Very helpful insight… when you delegate you empower so a leader should empower others but that should be after assigning them and you monitor through. If you want to avoid disappointments then a leaders should set the tone at the start so that when you delage the delegated people will have your push, the same feel as you have because every good behaviour is contagious..if your work rate is low then expect a low push.
Thanks, Dan. I watch for the energy, either up or down, to see how I’m doing.
Baby boomer here, ‘I just scraped in’, standing in defence of Generation Y. Delegated so well that I did myself out of a job, but the redundancy goes with the satisfaction of knowing a work well done.
This is kind of a twist on delegation. Our branch had a phenomenal admin years ago (you know, back when admins were a thing.). She was divine at Microsoft, mail/merge (remember snail mail–some say it’s returning; probably as a retro-edgy-sort-of-thingy), and so many other features. Because I was business development, I did much of my marketing myself, but this woman, whom was my subordinate on the org chart, did me a solid. She recognized my ability to learn how and she taught me all sorts of Microsoft short cuts, tools, and hacks; many I still use today.
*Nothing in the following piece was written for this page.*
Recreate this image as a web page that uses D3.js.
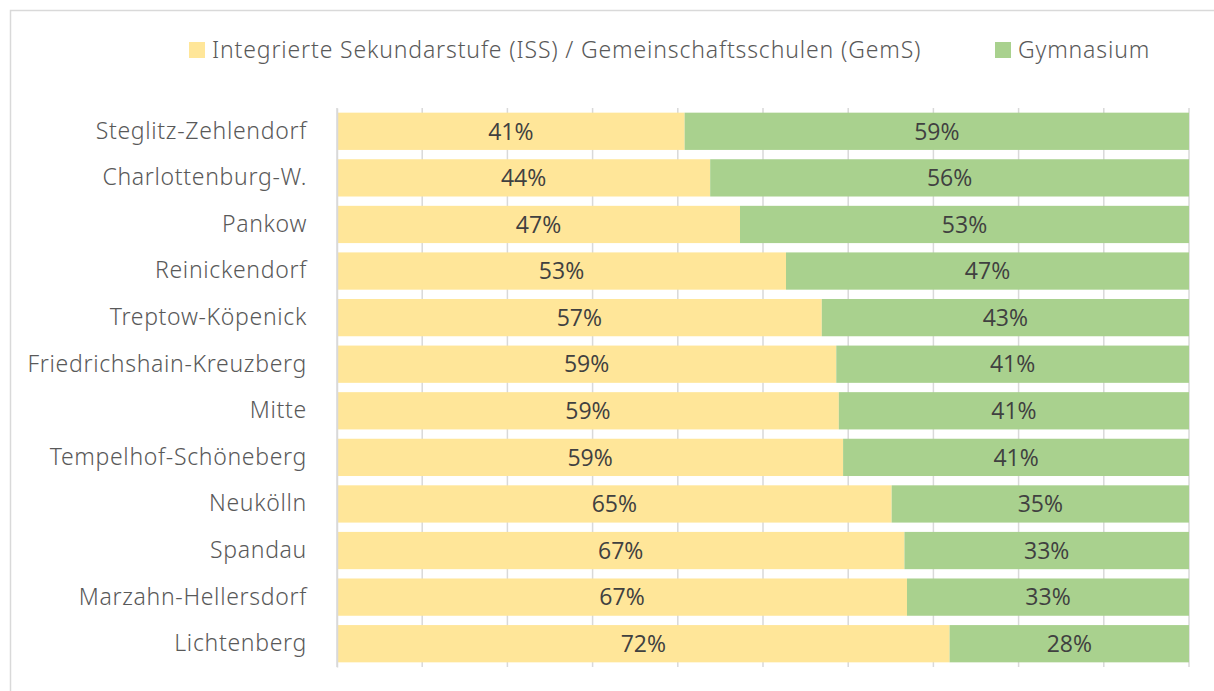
<!DOCTYPE html>
<html>
<head>
<meta charset="utf-8">
<script src="https://cdn.jsdelivr.net/npm/d3@7"></script>
<style>
  body { margin: 0; background: #fff; }
  svg { display: block; }
</style>
</head>
<body>
<div id="chart"></div>
<script>
const districts = [
  'Steglitz-Zehlendorf', 'Charlottenburg-W.', 'Pankow', 'Reinickendorf',
  'Treptow-Köpenick', 'Friedrichshain-Kreuzberg', 'Mitte', 'Tempelhof-Schöneberg',
  'Neukölln', 'Spandau', 'Marzahn-Hellersdorf', 'Lichtenberg'
]
const issShare = [40.8, 43.8, 47.3, 52.7, 56.9, 58.6, 58.9, 59.4, 65.1, 66.6, 66.9, 71.9]
const gymShare = [59.2, 56.2, 52.7, 47.3, 43.1, 41.4, 41.1, 40.6, 34.9, 33.4, 33.1, 28.1]
const seriesNames = ['Integrierte Sekundarstufe (ISS) / Gemeinschaftsschulen (GemS)', 'Gymnasium']
const seriesColors = ['#FFE699', '#A9D18E']

const W = 1214
const H = 691
const margin = { top: 108, right: 25, bottom: 24, left: 337 }
const width = 1189 - margin.left
const height = 667 - margin.top
const labelFont = '"Noto Sans", sans-serif'

const svg = d3.select('#chart').append('svg')
  .attr('width', W)
  .attr('height', H)

// chart frame
svg.append('rect')
  .attr('x', 10.5).attr('y', 10.5)
  .attr('width', W + 20).attr('height', H + 20)
  .attr('fill', 'none')
  .attr('stroke', '#D9D9D9')
  .attr('stroke-width', 1.5)

const g = svg.append('g')
  .attr('transform', `translate(${margin.left},${margin.top})`)

const xScale = d3.scaleLinear().domain([0, 100]).range([0, width])
const yScale = d3.scaleBand().domain(districts).range([0, height]).paddingInner(0.2).paddingOuter(0.1)

// gridlines
g.append('g')
  .selectAll('line')
  .data(xScale.ticks(10))
  .enter().append('line')
  .attr('x1', d => xScale(d)).attr('x2', d => xScale(d))
  .attr('y1', 0).attr('y2', height)
  .attr('stroke', '#D9D9D9')
  .attr('stroke-width', 1.5)

const rows = districts.map((d, i) => ({ name: d, iss: issShare[i], gym: gymShare[i] }))
const stacked = d3.stack().keys(['iss', 'gym'])(rows)

const layer = g.selectAll('.layer')
  .data(stacked)
  .enter().append('g')
  .attr('class', 'layer')
  .attr('fill', (d, i) => seriesColors[i])

layer.selectAll('rect')
  .data(d => d)
  .enter().append('rect')
  .attr('x', d => xScale(d[0]))
  .attr('y', d => yScale(d.data.name))
  .attr('width', d => xScale(d[1]) - xScale(d[0]))
  .attr('height', yScale.bandwidth())

layer.selectAll('text')
  .data(d => d)
  .enter().append('text')
  .attr('x', d => (xScale(d[0]) + xScale(d[1])) / 2)
  .attr('y', d => yScale(d.data.name) + yScale.bandwidth() / 2)
  .attr('dy', '0.36em')
  .attr('text-anchor', 'middle')
  .attr('fill', '#404040')
  .attr('font-family', '"Open Sans", sans-serif')
  .attr('font-size', 23)
  .text(d => Math.round(d[1] - d[0]) + '%')

// category axis
const yAxis = g.append('g')
  .call(d3.axisLeft(yScale).tickSize(0).tickPadding(30))
yAxis.select('.domain').attr('stroke', '#D9D9D9').attr('stroke-width', 1.5)
yAxis.selectAll('text')
  .attr('fill', '#595959')
  .attr('font-family', labelFont)
  .attr('font-weight', 300)
  .attr('font-size', 23)
  .attr('letter-spacing', 0.68)

// legend
const legendX = [189, 995]
const legend = svg.selectAll('.legend')
  .data(seriesNames)
  .enter().append('g')
  .attr('class', 'legend')
  .attr('transform', (d, i) => `translate(${legendX[i]},42)`)
legend.append('rect')
  .attr('width', 16).attr('height', 16)
  .attr('fill', (d, i) => seriesColors[i])
legend.append('text')
  .attr('x', 23).attr('y', 8).attr('dy', '0.36em')
  .attr('fill', '#595959')
  .attr('font-family', labelFont)
  .attr('font-weight', 300)
  .attr('font-size', 23)
  .attr('letter-spacing', 0.85)
  .text(d => d)
</script>
</body>
</html>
Yes, my admin delegated back to me my work, because she had the whole office and I had solid deadlines she couldn’t always meet. But by teaching me how to do it myself even faster and better than I had been, she empowered me. I remember when she was showing me some feature, she did it like “here, I’d do it myself with somebody else, but I know if I show you how to do it, you’ll learn and do it yourself next time.” I felt validated. Strange twist, but right in line with being willing to continue my learning and remaining teachable.
To make delegating easier for you it helps if you have a strong team of people around you.
I have worked with and managed teams where I didn’t have that level of confidence. Whereas with my latest startup Task Pigeon I know I can rely on the team to get things done and it makes it so much easier to hand tasks over to them as a result of that.